Kris Kobach: Criticism Of Me Is Like The ‘Cultural Revolution In China’

Earlier this month, Kansas Secretary of State Kris Kobach, who’s a leading anti-immigration strategist in the GOP, took a call on his radio program from someone who speculated that President Obama might end criminal prosecutions of African Americans “regardless of the crime.” Rather than simply disagree with the caller’s theory, Kobach responded by claiming that while such a scenario was “unlikely,” it wasn’t “a huge jump” since “it’s already happened more or less in the case of civil rights laws.” “Never say never,” he explained.

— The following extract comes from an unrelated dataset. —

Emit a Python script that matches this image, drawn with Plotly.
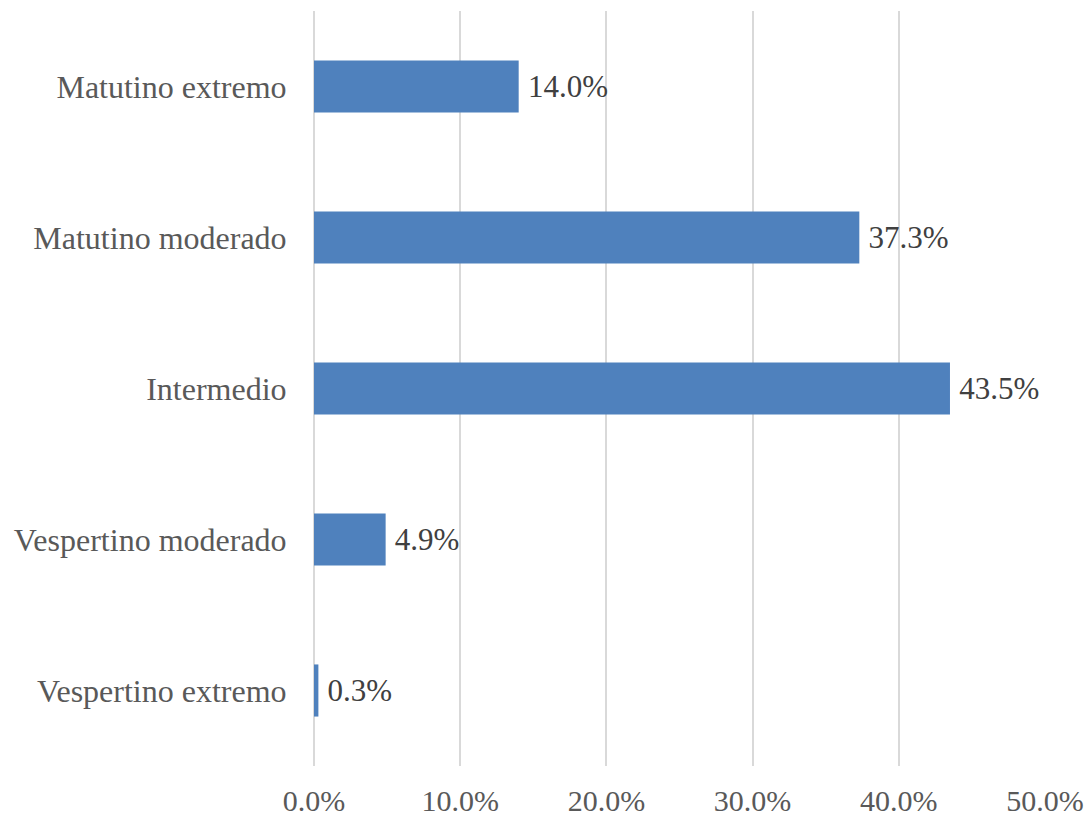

Kobach’s willingness to encourage theories about an anti-white conspiracy led by President Obama understandably raised some eyebrows in Kansas, where the Democratic leader in the state senate called on Kobach to resign.

The Republican official at first defended his remarks, claiming that “the Obama administration has already done what the caller suggests in the context of voting civil rights statutes.” He cited a right-wing myth about the Justice Department’s handling of a New Black Panthers Party case to substantiate his claim.

But then, on his March 8 radio program, Kobach struck back, accusing his critics of subjecting him to a “struggle session” like those perpetrated against “class enemies” during the Cultural Revolution in China. He also seemed to reverse course by insisting that he actually told the caller he disagreed with him.

“The left wing went crazy,” Kobach said of the hubbub surrounding his comments. “And why did they go crazy? Because they wanted me to call the caller to my show, they wanted me to call him an idiot, they wanted me to call him crazy, call him outrageous, say that he was a numbskull for even suggesting such a thing. And those of you who are regular listeners to the Kris Kobach show know that I am courteous to my callers, even those I disagree with, and I don’t call them names and I don’t denounce them, I will tell them I disagree with them — which I did – but I will not be rude to them.”

“Now here’s the sickness,” he continued, “and here is where so many on the left have forgotten history and they are now doomed to repeat it. Indeed they are repeating it. This is dangerously close to what happened in the Cultural Revolution in China from 1966 to 1971.”

In struggle sessions, he said, “you had to denounce the person who had unacceptable views. And if you didn’t denounce, then you too were unacceptable. That was the evil of the Cultural Revolution, where you had to denounce people who had unacceptable views.”

“What has the left been saying this past week? They’ve been saying that Kris Kobach is bad and is wrong and he’s horrible because he hasn’t denounced a caller to his show,” he said. “He hasn’t humiliated the caller to his show, and therefore Kobach must share the same views and he has to denounce. This is so closely akin to what the Chinese communists demanded during the Cultural Revolution. It’s scary. And I would wager that most of the left-wing nutjobs who criticized me this past week haven’t even heard of the Cultural Revolution.”

Kobach seems to have missed the fact that it was his own comments, not his failure to publicly humiliate the caller to his show, that drew so much criticism.